Zachary Stein ((Harvard Graduate School of Education) & Theo L. Dawson (Developmental Testing Service)

We agree with many of the other reviewers of this book. It combines high quality scholarship and accessibility, making it stand out from most of the popular leadership literature. But we think most of the other reviews have missed a key dimension of Raynor's model, a facet of his vision that sets it apart from the more traditional literature on strategies and organizations. With a nod to the research of Elliot Jaques, Raynor makes it clear that the proposed model of "requisite uncertainty" would have us build organizations that are sensitive both to the demands of the marketplace and the realities of human capabilities. We all know that organizations need to be responsive to socio-economic trends and uncertainties, but only a select few are privy to the notion that organizational hierarchies need to be designed in light of facts about human cognition and cognitive development. In our minds, this latter point is what sets the "Strategy Paradox" apart.

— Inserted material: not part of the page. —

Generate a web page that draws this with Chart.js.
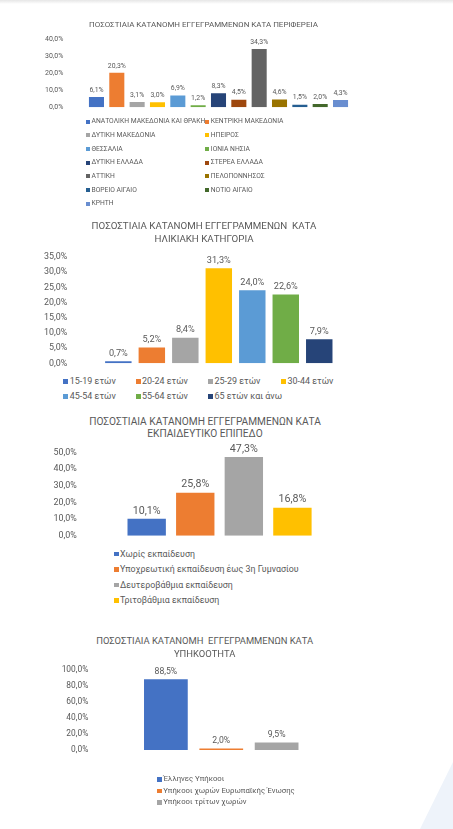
<!DOCTYPE html>
<html>
<head>
<meta charset="utf-8">
<script src="https://cdn.jsdelivr.net/npm/chart.js@4/dist/chart.umd.min.js"></script>
<style>
  html, body { margin:0; padding:0; }
  body { width:453px; height:829px; position:relative; overflow:hidden; background:#ffffff; font-family: Roboto, "Noto Sans", sans-serif; color:#595959; }
  .topshade { position:absolute; left:0; top:0; width:453px; height:4px; background:linear-gradient(#e6e6e6, rgba(255,255,255,0)); }
  .corner { position:absolute; left:0; top:0; width:453px; height:829px; background:#eef3fa; clip-path: polygon(420px 829px, 453px 762px, 453px 829px); }
  canvas { position:absolute; left:0; }
  .title { position:absolute; text-align:center; white-space:pre; line-height:1; transform:translate(-50%,-50%); color:#595959; }
  .leg { position:absolute; display:flex; align-items:center; white-space:pre; line-height:1; color:#595959; }
  .leg i { display:inline-block; flex:none; }
</style>
</head>
<body>
<div class="topshade"></div>
<div class="corner"></div>
<canvas id="c1"></canvas>
<canvas id="c2"></canvas>
<canvas id="c3"></canvas>
<canvas id="c4"></canvas>
<script>
// ---------- DATA ----------
const regionTitle = ["ΠΟΣΟΣΤΙΑΙΑ ΚΑΤΑΝΟΜΗ ΕΓΓΕΓΡΑΜΜΕΝΩΝ ΚΑΤΑ ΠΕΡΙΦΕΡΕΙΑ"];
const regionLabels = ["ΑΝΑΤΟΛΙΚΗ ΜΑΚΕΔΟΝΙΑ ΚΑΙ ΘΡΑΚΗ","ΚΕΝΤΡΙΚΗ ΜΑΚΕΔΟΝΙΑ","ΔΥΤΙΚΗ ΜΑΚΕΔΟΝΙΑ","ΗΠΕΙΡΟΣ","ΘΕΣΣΑΛΙΑ","ΙΟΝΙΑ ΝΗΣΙΑ","ΔΥΤΙΚΗ ΕΛΛΑΔΑ","ΣΤΕΡΕΑ ΕΛΛΑΔΑ","ΑΤΤΙΚΗ","ΠΕΛΟΠΟΝΝΗΣΟΣ","ΒΟΡΕΙΟ ΑΙΓΑΙΟ","ΝΟΤΙΟ ΑΙΓΑΙΟ","ΚΡΗΤΗ"];
const regionValues = [6.1, 20.3, 3.1, 3.0, 6.9, 1.2, 8.3, 4.5, 34.3, 4.6, 1.5, 2.0, 4.3];
const regionColors = ["#4472C4","#ED7D31","#A5A5A5","#FFC000","#5B9BD5","#70AD47","#264478","#9E480E","#636363","#997300","#255E91","#43682B","#698ED0"];
const regionTicks = [0, 10, 20, 30, 40];

const ageTitle = ["ΠΟΣΟΣΤΙΑΙΑ ΚΑΤΑΝΟΜΗ ΕΓΓΕΓΡΑΜΜΕΝΩΝ  ΚΑΤΑ", "ΗΛΙΚΙΑΚΗ ΚΑΤΗΓΟΡΙΑ"];
const ageLabels = ["15-19 ετών","20-24 ετών","25-29 ετών","30-44 ετών","45-54 ετών","55-64 ετών","65 ετών και άνω"];
const ageValues = [0.7, 5.2, 8.4, 31.3, 24.0, 22.6, 7.9];
const ageColors = ["#4472C4","#ED7D31","#A5A5A5","#FFC000","#5B9BD5","#70AD47","#264478"];
const ageTicks = [0, 5, 10, 15, 20, 25, 30, 35];

const eduTitle = ["ΠΟΣΟΣΤΙΑΙΑ ΚΑΤΑΝΟΜΗ ΕΓΓΕΓΡΑΜΜΕΝΩΝ ΚΑΤΑ", "ΕΚΠΑΙΔΕΥΤΙΚΟ ΕΠΙΠΕΔΟ"];
const eduLabels = ["Χωρίς εκπαίδευση","Υποχρεωτική εκπαίδευση έως 3η Γυμνασίου","Δευτεροβάθμια εκπαίδευση","Τριτοβάθμια εκπαίδευση"];
const eduValues = [10.1, 25.8, 47.3, 16.8];
const eduColors = ["#4472C4","#ED7D31","#A5A5A5","#FFC000"];
const eduTicks = [0, 10, 20, 30, 40, 50];

const natTitle = ["ΠΟΣΟΣΤΙΑΙΑ ΚΑΤΑΝΟΜΗ  ΕΓΓΕΓΡΑΜΜΕΝΩΝ ΚΑΤΑ", "ΥΠΗΚΟΟΤΗΤΑ"];
const natLabels = ["Έλληνες Υπήκοοι","Υπήκοοι χωρών Ευρωπαϊκής Ένωσης","Υπήκοοι τρίτων χωρών"];
const natValues = [88.5, 2.0, 9.5];
const natColors = ["#4472C4","#ED7D31","#A5A5A5"];
const natTicks = [0, 20, 40, 60, 80, 100];

// ---------- HELPERS ----------
const FONT = 'Roboto, "Noto Sans", sans-serif';
const TEXT = '#595959';
const fmt = v => v.toFixed(1).replace('.', ',') + '%';

const mctx = document.createElement('canvas').getContext('2d');
// font size at which `text` is `target` px wide
function fitSize(text, target) {
  mctx.font = '100px ' + FONT;
  return 100 * target / mctx.measureText(text).width;
}

const valueLabels = {
  id: 'valueLabels',
  afterDatasetsDraw(chart, args, opts) {
    const ctx = chart.ctx;
    chart.data.datasets.forEach((ds, di) => {
      const meta = chart.getDatasetMeta(di);
      meta.data.forEach((bar, i) => {
        const v = ds.data[i];
        if (v == null) return;
        ctx.save();
        ctx.font = opts.size + 'px ' + FONT;
        ctx.fillStyle = TEXT;
        ctx.textAlign = 'center';
        ctx.textBaseline = 'middle';
        ctx.fillText(fmt(v), bar.x, bar.y - opts.offset);
        ctx.restore();
      });
    });
  }
};

function addTitle(lines, cx, ys, width) {
  const size = fitSize(lines[0], width);
  lines.forEach((t, i) => {
    const d = document.createElement('div');
    d.className = 'title';
    d.textContent = t;
    d.style.left = cx + 'px';
    d.style.top = ys[i] + 'px';
    d.style.fontSize = size + 'px';
    document.body.appendChild(d);
  });
}

function addLegendItem(text, color, x, y, sq, size) {
  const d = document.createElement('div');
  d.className = 'leg';
  d.style.left = x + 'px';
  d.style.top = (y - 6) + 'px';
  d.style.height = '12px';
  d.style.fontSize = size + 'px';
  const s = document.createElement('i');
  s.style.width = sq + 'px';
  s.style.height = sq + 'px';
  s.style.background = color;
  s.style.marginRight = '1.5px';
  d.appendChild(s);
  d.appendChild(document.createTextNode(text));
  document.body.appendChild(d);
}

function makeChart(id, spec) {
  const cv = document.getElementById(id);
  const top = Math.round(spec.area.t - 12);
  const h = Math.round(spec.area.b + 10) - top;
  const w = Math.round(spec.area.r + 5);
  cv.width = w; cv.height = h;
  cv.style.top = top + 'px';
  cv.style.width = w + 'px'; cv.style.height = h + 'px';
  const ticks = spec.ticks;
  return new Chart(cv, {
    type: 'bar',
    data: {
      labels: spec.labels,
      datasets: [{ data: spec.values, backgroundColor: spec.colors, borderWidth: 0, barPercentage: spec.barPct, categoryPercentage: 1 }]
    },
    options: {
      responsive: false,
      animation: false,
      devicePixelRatio: 1,
      layout: { padding: { left: 0, top: spec.area.t - top, right: w - spec.area.r, bottom: top + h - spec.area.b } },
      plugins: {
        legend: { display: false },
        title: { display: false },
        tooltip: { enabled: false },
        valueLabels: { size: spec.labelSize, offset: spec.labelOffset }
      },
      scales: {
        x: { display: false },
        y: {
          min: ticks[0], max: ticks[ticks.length - 1],
          afterBuildTicks: s => { s.ticks = ticks.map(v => ({ value: v })); },
          afterFit: s => { s.width = spec.area.l; s.paddingTop = 0; s.paddingBottom = 0; },
          grid: { display: false, drawTicks: false },
          border: { display: false },
          ticks: { autoSkip: false, padding: spec.area.l - spec.tickRight, color: TEXT, font: { family: FONT, size: spec.tickSize }, callback: v => fmt(v) }
        }
      }
    },
    plugins: [valueLabels]
  });
}

// ---------- CHART 1: REGIONS ----------
addTitle(regionTitle, 203.5, [25], 229);
makeChart('c1', { labels: regionLabels, values: regionValues, colors: regionColors, ticks: regionTicks,
  area: { l: 86.3, t: 39.3, r: 350.7, b: 107.3 }, tickRight: 63.3,
  tickSize: fitSize('40,0%', 18.3), labelSize: fitSize('34,3%', 18), labelOffset: 7, barPct: 0.74 });
const leg1Size = fitSize(regionLabels[0], 114);
regionLabels.forEach((t, i) => addLegendItem(t, regionColors[i], i % 2 === 0 ? 86 : 205.3, 121.7 + Math.floor(i / 2) * 13.67, 4, leg1Size));

// ---------- CHART 2: AGE ----------
addTitle(ageTitle, 204, [225.7, 239.3], 225);
makeChart('c2', { labels: ageLabels, values: ageValues, colors: ageColors, ticks: ageTicks,
  area: { l: 101.6, t: 256.9, r: 336, b: 363.3 }, tickRight: 67.3,
  tickSize: fitSize('35,0%', 23.3), labelSize: fitSize('31,3%', 24), labelOffset: 7.7, barPct: 0.79 });
const ageCols = [63.3, 135.5, 208, 281];
const leg2Size = fitSize(ageLabels[0], 46);
ageLabels.forEach((t, i) => addLegendItem(t, ageColors[i], ageCols[i % 4], i < 4 ? 381.7 : 396, 5, leg2Size));

// ---------- CHART 3: EDUCATION ----------
addTitle(eduTitle, 205, [421.7, 434.3], 232);
makeChart('c3', { labels: eduLabels, values: eduValues, colors: eduColors, ticks: eduTicks,
  area: { l: 122.4, t: 452.4, r: 316.7, b: 535.7 }, tickRight: 76.7,
  tickSize: fitSize('50,0%', 23.3), labelSize: fitSize('47,3%', 28), labelOffset: 8, barPct: 0.79 });
const leg3Size = fitSize(eduLabels[1], 179);
eduLabels.forEach((t, i) => addLegendItem(t, eduColors[i], 114, 554 + i * 15.55, 4.5, leg3Size));

// ---------- CHART 4: NATIONALITY ----------
addTitle(natTitle, 204.7, [641, 654], 217);
makeChart('c4', { labels: natLabels, values: natValues, colors: natColors, ticks: natTicks,
  area: { l: 138.2, t: 670, r: 304.3, b: 750 }, tickRight: 88.3,
  tickSize: fitSize('100,0%', 26.7), labelSize: fitSize('88,5%', 22.7), labelOffset: 7.5, barPct: 0.79 });
const leg4Size = fitSize(natLabels[1], 131.6);
natLabels.forEach((t, i) => addLegendItem(t, natColors[i], 157.3, 779.3 + i * 11.5, 4.5, leg4Size));
</script>
</body>
</html>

Individuals occupying different roles are faced with different demands. This we all know. But Raynor helps to clarify just who should be doing what, and moreover, what those at the top need to do to handle the unprecedented uncertainties of post-modern socio-economic conditions. As Raynor explains, these high-level demands cash out in terms of dialogically rich inquiry-based procedures for "crystallizing and preserving a diversity of opinions" regarding strategic options. Needless to say, that's a tall order that not just anybody can fill. What's preferable is not always possible. Our only criticism is that Raynor has too little to say about the cognitive capabilities that would make his vision possible. There is a rich literature about adult cognitive development and its measurement that Raynor does an inadequate job of referencing. Jaques and Kegan are the tip of a very complex iceberg. And frankly it's an iceberg that might sink this ship.

From where we sit, the model is incomplete without further consideration of the cognitive demands of "Strategic Flexibility." Any life-span cognitive developmental psychologist will tell you that less than 3% of the adult population in the developed world has the cognitive skills to meet these demands. We don't mean to rain on the parade, but for this model to work we need to ensure that those who engage in the highest levels of strategic planning are equipped with the requisite cognitive and discourse skills. Without them, real-world implementations will be less than stellar.

To sum up, our reading of the "Strategy Paradox" reveals a devil in the details. We think that Raynor's radical suggestions regarding human capabilities and organizational strata are the trend-setting elements of his model. Zeroing in on these suggestions exposes a formidable challenge.